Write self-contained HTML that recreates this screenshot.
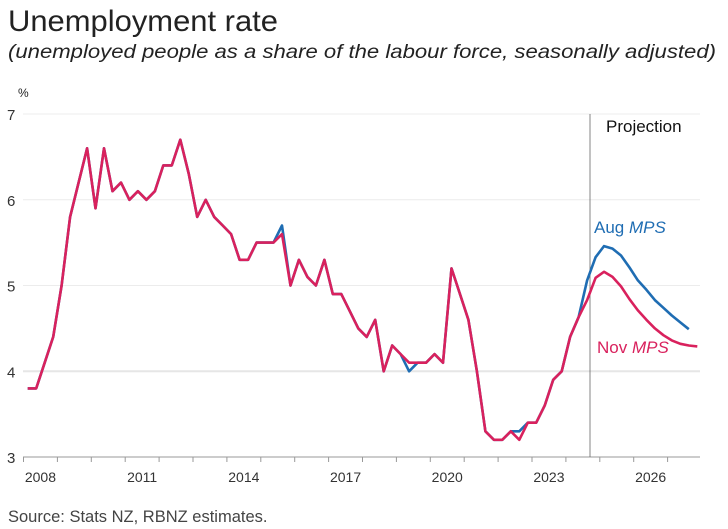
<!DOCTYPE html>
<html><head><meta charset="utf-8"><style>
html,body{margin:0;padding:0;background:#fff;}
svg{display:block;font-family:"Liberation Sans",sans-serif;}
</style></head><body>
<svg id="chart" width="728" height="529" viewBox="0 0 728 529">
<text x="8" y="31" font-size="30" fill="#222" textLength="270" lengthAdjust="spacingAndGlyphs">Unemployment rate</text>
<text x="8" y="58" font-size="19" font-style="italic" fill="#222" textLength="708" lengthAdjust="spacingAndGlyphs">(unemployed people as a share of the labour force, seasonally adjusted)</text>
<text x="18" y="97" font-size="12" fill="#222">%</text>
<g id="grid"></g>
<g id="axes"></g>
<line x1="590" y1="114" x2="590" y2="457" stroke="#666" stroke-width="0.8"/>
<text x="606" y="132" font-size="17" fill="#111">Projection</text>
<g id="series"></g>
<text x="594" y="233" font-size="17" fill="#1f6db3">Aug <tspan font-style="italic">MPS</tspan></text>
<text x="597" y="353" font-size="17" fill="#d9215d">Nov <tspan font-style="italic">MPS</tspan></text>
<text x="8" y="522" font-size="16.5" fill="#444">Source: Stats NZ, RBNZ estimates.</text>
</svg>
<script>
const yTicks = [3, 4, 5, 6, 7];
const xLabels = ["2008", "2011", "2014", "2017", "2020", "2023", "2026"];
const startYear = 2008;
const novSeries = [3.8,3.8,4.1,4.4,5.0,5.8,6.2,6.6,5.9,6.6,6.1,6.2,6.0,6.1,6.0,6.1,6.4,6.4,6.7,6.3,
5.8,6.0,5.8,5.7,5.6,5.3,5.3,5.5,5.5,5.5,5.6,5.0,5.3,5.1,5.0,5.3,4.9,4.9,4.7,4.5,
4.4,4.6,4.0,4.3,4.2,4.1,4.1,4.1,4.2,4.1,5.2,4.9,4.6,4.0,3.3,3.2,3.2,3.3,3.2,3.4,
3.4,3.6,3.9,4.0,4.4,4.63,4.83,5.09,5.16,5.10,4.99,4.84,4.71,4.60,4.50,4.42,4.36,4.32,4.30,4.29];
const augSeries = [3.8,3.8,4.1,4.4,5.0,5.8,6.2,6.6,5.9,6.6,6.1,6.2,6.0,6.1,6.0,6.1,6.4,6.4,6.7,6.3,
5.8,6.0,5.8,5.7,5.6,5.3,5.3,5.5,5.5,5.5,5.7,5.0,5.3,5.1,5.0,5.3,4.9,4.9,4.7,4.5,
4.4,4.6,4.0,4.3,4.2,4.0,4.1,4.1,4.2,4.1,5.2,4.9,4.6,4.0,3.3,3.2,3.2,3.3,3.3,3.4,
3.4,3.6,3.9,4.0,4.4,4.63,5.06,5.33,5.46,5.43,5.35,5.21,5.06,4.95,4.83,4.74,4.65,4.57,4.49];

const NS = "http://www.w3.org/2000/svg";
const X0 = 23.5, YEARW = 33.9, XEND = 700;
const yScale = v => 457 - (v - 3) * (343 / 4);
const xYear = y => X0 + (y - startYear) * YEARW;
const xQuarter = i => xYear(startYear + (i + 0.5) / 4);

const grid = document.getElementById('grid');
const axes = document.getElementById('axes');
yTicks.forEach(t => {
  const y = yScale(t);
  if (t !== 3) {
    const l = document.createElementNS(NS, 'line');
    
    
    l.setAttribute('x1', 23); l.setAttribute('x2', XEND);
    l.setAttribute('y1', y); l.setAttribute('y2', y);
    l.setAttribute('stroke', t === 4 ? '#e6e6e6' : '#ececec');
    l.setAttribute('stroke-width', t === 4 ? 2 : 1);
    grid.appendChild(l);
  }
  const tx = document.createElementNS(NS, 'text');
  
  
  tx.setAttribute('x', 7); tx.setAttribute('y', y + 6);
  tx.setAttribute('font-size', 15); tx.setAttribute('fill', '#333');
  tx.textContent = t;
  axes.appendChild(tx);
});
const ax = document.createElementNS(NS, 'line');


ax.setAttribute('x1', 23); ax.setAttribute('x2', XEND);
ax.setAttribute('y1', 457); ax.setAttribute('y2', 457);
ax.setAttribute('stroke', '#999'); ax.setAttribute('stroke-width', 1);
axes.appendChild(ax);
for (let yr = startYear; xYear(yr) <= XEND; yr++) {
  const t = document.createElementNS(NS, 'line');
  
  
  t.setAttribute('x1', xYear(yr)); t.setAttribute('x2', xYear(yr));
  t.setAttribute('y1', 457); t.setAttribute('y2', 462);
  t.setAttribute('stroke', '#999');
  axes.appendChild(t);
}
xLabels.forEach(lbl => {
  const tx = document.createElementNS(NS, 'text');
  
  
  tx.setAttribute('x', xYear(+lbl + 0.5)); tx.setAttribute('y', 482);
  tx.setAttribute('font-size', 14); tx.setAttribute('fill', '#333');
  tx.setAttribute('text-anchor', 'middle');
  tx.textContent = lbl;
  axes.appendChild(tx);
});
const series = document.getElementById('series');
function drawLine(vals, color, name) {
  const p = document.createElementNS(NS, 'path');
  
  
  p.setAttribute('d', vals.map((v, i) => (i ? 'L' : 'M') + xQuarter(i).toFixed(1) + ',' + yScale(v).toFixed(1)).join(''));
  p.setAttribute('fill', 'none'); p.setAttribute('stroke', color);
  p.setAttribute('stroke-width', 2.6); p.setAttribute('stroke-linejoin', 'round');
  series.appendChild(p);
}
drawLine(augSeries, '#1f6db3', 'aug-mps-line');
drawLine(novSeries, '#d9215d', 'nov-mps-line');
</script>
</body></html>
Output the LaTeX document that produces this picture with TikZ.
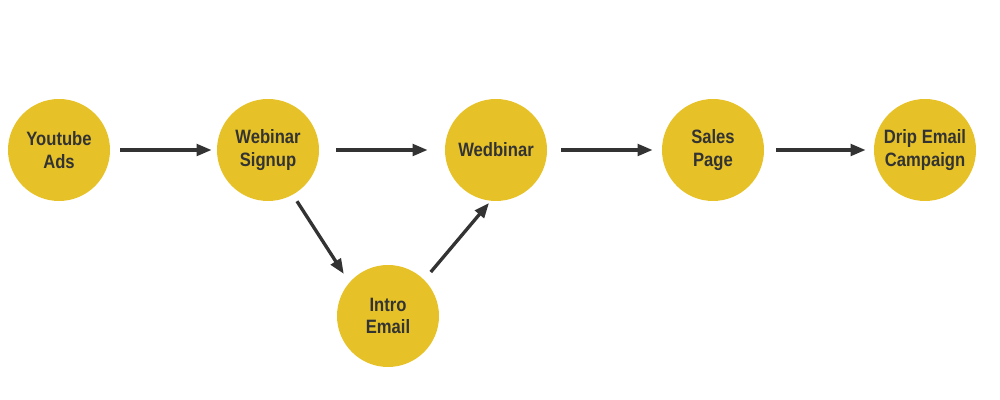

————————

* Task prompt *
Images do not belong in the copy; reproduce all other parts of the records above verbatim.

* Correct output *
Write self-contained HTML that recreates this screenshot.
<!DOCTYPE html>
<html><head><meta charset="utf-8"><style>
html,body{margin:0;padding:0;background:#fff;}
svg{display:block;font-family:"Liberation Sans",sans-serif;}
</style></head><body>
<svg id="chart" width="728" height="529" viewBox="0 0 728 529">
<text x="8" y="31" font-size="30" fill="#222" textLength="270" lengthAdjust="spacingAndGlyphs">Unemployment rate</text>
<text x="8" y="58" font-size="19" font-style="italic" fill="#222" textLength="708" lengthAdjust="spacingAndGlyphs">(unemployed people as a share of the labour force, seasonally adjusted)</text>
<text x="18" y="97" font-size="12" fill="#222">%</text>
<g id="grid"></g>
<g id="axes"></g>
<line x1="590" y1="114" x2="590" y2="457" stroke="#666" stroke-width="0.8"/>
<text x="606" y="132" font-size="17" fill="#111">Projection</text>
<g id="series"></g>
<text x="594" y="233" font-size="17" fill="#1f6db3">Aug <tspan font-style="italic">MPS</tspan></text>
<text x="597" y="353" font-size="17" fill="#d9215d">Nov <tspan font-style="italic">MPS</tspan></text>
<text x="8" y="522" font-size="16.5" fill="#444">Source: Stats NZ, RBNZ estimates.</text>
</svg>
<script>
const yTicks = [3, 4, 5, 6, 7];
const xLabels = ["2008", "2011", "2014", "2017", "2020", "2023", "2026"];
const startYear = 2008;
const novSeries = [3.8,3.8,4.1,4.4,5.0,5.8,6.2,6.6,5.9,6.6,6.1,6.2,6.0,6.1,6.0,6.1,6.4,6.4,6.7,6.3,
5.8,6.0,5.8,5.7,5.6,5.3,5.3,5.5,5.5,5.5,5.6,5.0,5.3,5.1,5.0,5.3,4.9,4.9,4.7,4.5,
4.4,4.6,4.0,4.3,4.2,4.1,4.1,4.1,4.2,4.1,5.2,4.9,4.6,4.0,3.3,3.2,3.2,3.3,3.2,3.4,
3.4,3.6,3.9,4.0,4.4,4.63,4.83,5.09,5.16,5.10,4.99,4.84,4.71,4.60,4.50,4.42,4.36,4.32,4.30,4.29];
const augSeries = [3.8,3.8,4.1,4.4,5.0,5.8,6.2,6.6,5.9,6.6,6.1,6.2,6.0,6.1,6.0,6.1,6.4,6.4,6.7,6.3,
5.8,6.0,5.8,5.7,5.6,5.3,5.3,5.5,5.5,5.5,5.7,5.0,5.3,5.1,5.0,5.3,4.9,4.9,4.7,4.5,
4.4,4.6,4.0,4.3,4.2,4.0,4.1,4.1,4.2,4.1,5.2,4.9,4.6,4.0,3.3,3.2,3.2,3.3,3.3,3.4,
3.4,3.6,3.9,4.0,4.4,4.63,5.06,5.33,5.46,5.43,5.35,5.21,5.06,4.95,4.83,4.74,4.65,4.57,4.49];

const NS = "http://www.w3.org/2000/svg";
const X0 = 23.5, YEARW = 33.9, XEND = 700;
const yScale = v => 457 - (v - 3) * (343 / 4);
const xYear = y => X0 + (y - startYear) * YEARW;
const xQuarter = i => xYear(startYear + (i + 0.5) / 4);

const grid = document.getElementById('grid');
const axes = document.getElementById('axes');
yTicks.forEach(t => {
  const y = yScale(t);
  if (t !== 3) {
    const l = document.createElementNS(NS, 'line');
    
    
    l.setAttribute('x1', 23); l.setAttribute('x2', XEND);
    l.setAttribute('y1', y); l.setAttribute('y2', y);
    l.setAttribute('stroke', t === 4 ? '#e6e6e6' : '#ececec');
    l.setAttribute('stroke-width', t === 4 ? 2 : 1);
    grid.appendChild(l);
  }
  const tx = document.createElementNS(NS, 'text');
  
  
  tx.setAttribute('x', 7); tx.setAttribute('y', y + 6);
  tx.setAttribute('font-size', 15); tx.setAttribute('fill', '#333');
  tx.textContent = t;
  axes.appendChild(tx);
});
const ax = document.createElementNS(NS, 'line');


ax.setAttribute('x1', 23); ax.setAttribute('x2', XEND);
ax.setAttribute('y1', 457); ax.setAttribute('y2', 457);
ax.setAttribute('stroke', '#999'); ax.setAttribute('stroke-width', 1);
axes.appendChild(ax);
for (let yr = startYear; xYear(yr) <= XEND; yr++) {
  const t = document.createElementNS(NS, 'line');
  
  
  t.setAttribute('x1', xYear(yr)); t.setAttribute('x2', xYear(yr));
  t.setAttribute('y1', 457); t.setAttribute('y2', 462);
  t.setAttribute('stroke', '#999');
  axes.appendChild(t);
}
xLabels.forEach(lbl => {
  const tx = document.createElementNS(NS, 'text');
  
  
  tx.setAttribute('x', xYear(+lbl + 0.5)); tx.setAttribute('y', 482);
  tx.setAttribute('font-size', 14); tx.setAttribute('fill', '#333');
  tx.setAttribute('text-anchor', 'middle');
  tx.textContent = lbl;
  axes.appendChild(tx);
});
const series = document.getElementById('series');
function drawLine(vals, color, name) {
  const p = document.createElementNS(NS, 'path');
  
  
  p.setAttribute('d', vals.map((v, i) => (i ? 'L' : 'M') + xQuarter(i).toFixed(1) + ',' + yScale(v).toFixed(1)).join(''));
  p.setAttribute('fill', 'none'); p.setAttribute('stroke', color);
  p.setAttribute('stroke-width', 2.6); p.setAttribute('stroke-linejoin', 'round');
  series.appendChild(p);
}
drawLine(augSeries, '#1f6db3', 'aug-mps-line');
drawLine(novSeries, '#d9215d', 'nov-mps-line');
</script>
</body></html>
Output the LaTeX document that produces this picture with TikZ.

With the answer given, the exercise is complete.